Title: MD NEMAT ALI AND ANOTHER v. THE STATE AND OTHERS 

Decided on: 17th October 2023 

W.P.(CRL) 3045/2023 

Coram: HON’BLE MR. JUSTICE SAURABH BANERJE 

Introduction  

Delhi high court has directed to give protection to a major couple who are under threat for getting married against the will of their families on the basis of Article 21 of the Constitution of India, which gives Protection to Life and Personal Liberty to all persons whereby it is the inherent right of every individual to exercise personal choices, especially in matters relating to marriage. 

Facts of the case  

The petitioners are majors who got married to each other on 06.10.2023 according to Muslim rites and ceremonies. The Nikah Nama was duly registered by a Quazi in accordance with Muslim law. Respondent no.4 and 5 threatened the petitioners & petitioner no.1’s family members of dire consequences as the marriage was solemnized against the wishes of respondent no.4 and 5. A petition under Article 226 of the Constitution of India read with Section 482 Cr.P.C. has been filed by the petitioners seeking issuance of a writ in the nature of mandamus directing respondent nos.2 and 3 to provide protection to the petitioners against life and liberty threats given by respondent no.4 and 5 (father and uncle of the petitioner no.2). 

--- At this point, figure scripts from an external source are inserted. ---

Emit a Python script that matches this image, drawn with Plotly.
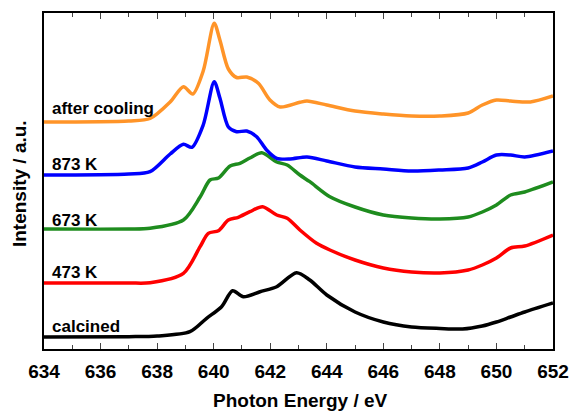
import plotly.graph_objects as go

# Photon energy (eV) sample points for each spectrum, intensity (a.u., offset stacked)
e_cal = [634, 637, 638, 639.16, 639.75, 640.28, 640.67, 641.05, 641.64, 642.23, 642.93, 643.4, 644, 645, 646, 647, 648, 648.8, 649.5, 650, 650.5, 651, 652]
i_cal = [13, 13.3, 14, 18.3, 31.7, 43.3, 59.3, 53.3, 58.3, 63.3, 77.3, 70, 55, 38, 28, 23, 21.5, 21, 24, 28, 33, 38, 47]

e_473 = [634, 637, 637.75, 638.93, 639.52, 639.81, 640.17, 640.52, 640.87, 641.28, 641.73, 642.23, 642.6, 643.05, 643.64, 644.11, 645, 646, 647, 648, 649, 649.5, 650, 650.5, 651, 652]
i_473 = [67, 67, 67.3, 76.7, 103.3, 116.7, 119.3, 130, 132.7, 138.3, 143.3, 135, 131.7, 120, 106.7, 100, 90, 82, 78, 77, 80, 85, 92, 102, 104, 115]

e_673 = [634, 637, 637.75, 638.93, 639.52, 639.87, 640.17, 640.58, 640.93, 641.28, 641.7, 642.23, 642.6, 643.05, 643.4, 644.11, 645, 646, 647, 648, 649, 649.5, 650, 650.5, 651, 652]
i_673 = [121, 121, 121.7, 130, 153, 170, 172, 184, 186.7, 192, 197.3, 188, 185, 175, 168.3, 153.3, 143, 135, 132, 131, 133, 138, 145, 155, 158, 168]

e_873 = [634, 637, 637.75, 638.46, 638.93, 639.23, 639.63, 640.02, 640.22, 640.52, 640.81, 641.17, 641.52, 641.87, 642.23, 642.7, 643.3, 644, 645, 646, 647, 648, 649, 649.5, 650, 650.5, 651, 652]
i_873 = [175, 176, 178.3, 196, 205.7, 202.7, 225, 268.3, 252, 223, 218.3, 219, 213.3, 200, 191.7, 191, 193, 189, 183, 181, 179, 180, 182, 188, 195, 195, 193, 199]

e_cool = [634, 637, 637.75, 638.46, 638.93, 639.26, 639.63, 640.02, 640.22, 640.52, 640.81, 641.17, 641.58, 641.99, 642.35, 643.05, 643.3, 644, 645, 646, 647, 648, 649, 649.5, 650, 650.5, 651.2, 652]
i_cool = [228, 229, 231.5, 248, 263.3, 256, 279, 326.7, 310, 281, 272.5, 273, 266.7, 250, 243, 247.7, 249, 245, 239, 236, 234, 234, 237, 245, 250, 249, 248, 254]

labels = ["calcined", "473 K", "673 K", "873 K", "after cooling"]
label_y = [24, 78, 130, 186, 242]
colors = ["#000000", "#FF0000", "#1E8C1E", "#0000FF", "#FF9428"]
xs = [e_cal, e_473, e_673, e_873, e_cool]
ys = [i_cal, i_473, i_673, i_873, i_cool]

FONT = "Liberation Sans, Arial"

fig = go.Figure()
for x, y, c, n in zip(xs, ys, colors, labels):
    fig.add_trace(go.Scatter(x=x, y=y, mode="lines", name=n,
                             line=dict(color=c, width=3.5, shape="spline", smoothing=0.8)))

for n, ly in zip(labels, label_y):
    fig.add_annotation(x=634.21, y=ly, text="<b>%s</b>" % n, showarrow=False, xanchor="left", yanchor="middle",
                       font=dict(family=FONT, size=17, color="black"))

# axis titles
fig.add_annotation(xref="paper", yref="paper", x=0.503, y=-0.152, text="<b>Photon Energy / eV</b>",
                   showarrow=False, xanchor="center", yanchor="middle", font=dict(family=FONT, size=19, color="black"))
fig.add_annotation(xref="paper", yref="paper", x=-0.048, y=0.4926, text="<b>Intensity / a.u.</b>", textangle=-90,
                   showarrow=False, xanchor="center", yanchor="middle", font=dict(family=FONT, size=19, color="black"))

fig.update_layout(
    width=572, height=414,
    margin=dict(l=44, r=19, t=13, b=65),
    plot_bgcolor="white", paper_bgcolor="white",
    showlegend=False,
    font=dict(family=FONT, color="black"),
)
fig.update_xaxes(range=[634, 652], tick0=634, dtick=2, ticks="inside", ticklen=6, tickwidth=1.2,
                 minor=dict(ticks="inside", ticklen=4, dtick=1, tickwidth=1),
                 showline=True, linecolor="black", linewidth=1.5, mirror="allticks",
                 showgrid=False, zeroline=False, ticklabelstandoff=4, automargin=False,
                 tickfont=dict(size=19, weight="bold"))
fig.update_yaxes(range=[1, 337], showticklabels=False, ticks="", showline=True, linecolor="black",
                 linewidth=1.5, mirror=True, showgrid=False, zeroline=False, automargin=False)

fig.write_html("out.html")
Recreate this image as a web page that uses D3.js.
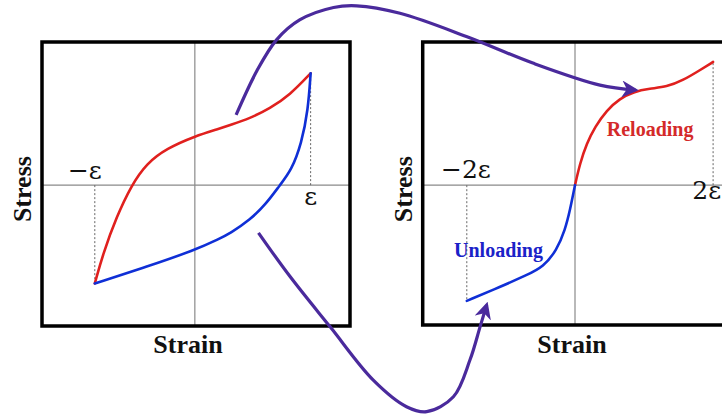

Court Analysis and Decision 

The court finds that the petitioners in the present case are both major and are well within their rights to marry each other. Respondents no. 4 and 5, though family members of petitioner no.2, cannot be allowed to threaten the life and liberty of the petitioners, who do not require any social approval for their personal decisions and choices. Article 21 of The Constitution of India gives Protection of Life and Personal Liberty to all persons whereby it is the inherent right of every individual to exercise personal choices, especially in matters relating to marriage. Thus, the petitioners are well and truly entitled for protection under Article 21 of The Constitution of India. Accordingly, the petition was allowed, and the petitioners are free to call or get in touch with the officers of Jahangir Puri Police Station, Delhi, as and when the need arises. The station house officer and Beat Constable concerned were directed to take all possible steps to provide adequate assistance and protection to the petitioners, in accordance with law.